Having no wish to be present while the two discussed it, he told them he would like a short rest.
They had left him alone in the room. It was lit by a standard lamp with a familiar lampshade (except that the green had faded to a sort of dirty yellow). Beneath his feet there was a carpet with a familiar pattern and in a corner he was astonished to recognise one of the Chinese vases. Only at that moment did it come home to him that she had really been alive throughout the last thirteen years, continuing her existence somewhere, surrounded by her things.
Then they had come back in to tell him they had decided to sell the old books and if necessary the Chinese vase, and he had rashly offered to help them.

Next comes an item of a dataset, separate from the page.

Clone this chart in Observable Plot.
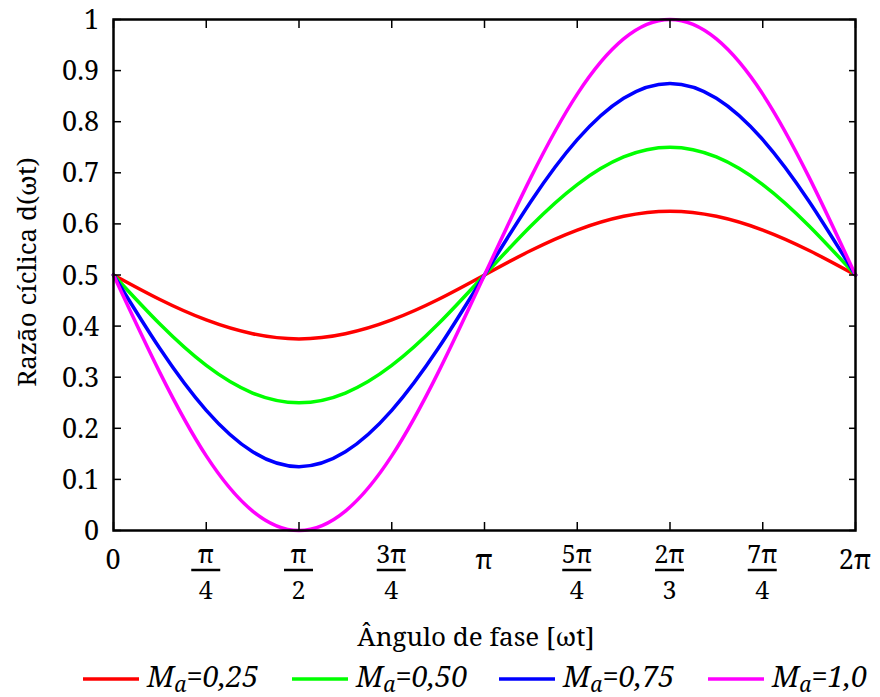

During the body search the following property was impounded:
1. 1 pocket-sized address-book with 20 pages, red covers
2. 1 wallet containing nine hundred and thirty crowns and vouchers for the canteen in Krč Hospital
3. 5 photographs 4x4 cms. showing the faces of a woman and child
4. 1 dagger with a horn handle inscribed To thine own self be true
5.1 postcard of a pornographic nature showing intercourse between a man and a woman
6. 1 Premium Savings Book No. 3286540 issued by the Czechoslovak State Savings Bank in the name of Marie Obensdorfová and registering a balance of 1250 crowns
7. 1 key-ring with four keys
The pornographic postcard was an amateur copy of an original that had obviously been many times reproduced. A fat woman was spreading her mighty thighs in a repulsive fashion. On two of the photographs he recognised the pregnant woman who had visited him a few days before. In the others, a little girl was smiling, her features nondescript. He spent a few moments flipping through the savings book. The first deposit had been made fifteen years ago. Several further deposits followed. Since March 1967, however, there had been only withdrawals, usually four or five hundred crowns once a year before Christmas. On the final occasion someone had taken out two hundred and fifty crowns at the beginning of last December. During those fifteen years, inevitably, no premiums had been won on the book, and at least three thousand crowns in unpaid interest had thereby accrued to the State.
Was it possible that two people had been killed for twelve hundred crowns, when for the mere promise that someone might keep his (essentially paltry) job a sum more than ten times greater was being demanded? In this world anything was possible, but it was more likely that the money was a side issue. But no one could ever prove it. And in fact it would be immaterial, as it did not render the deed any less dreadful.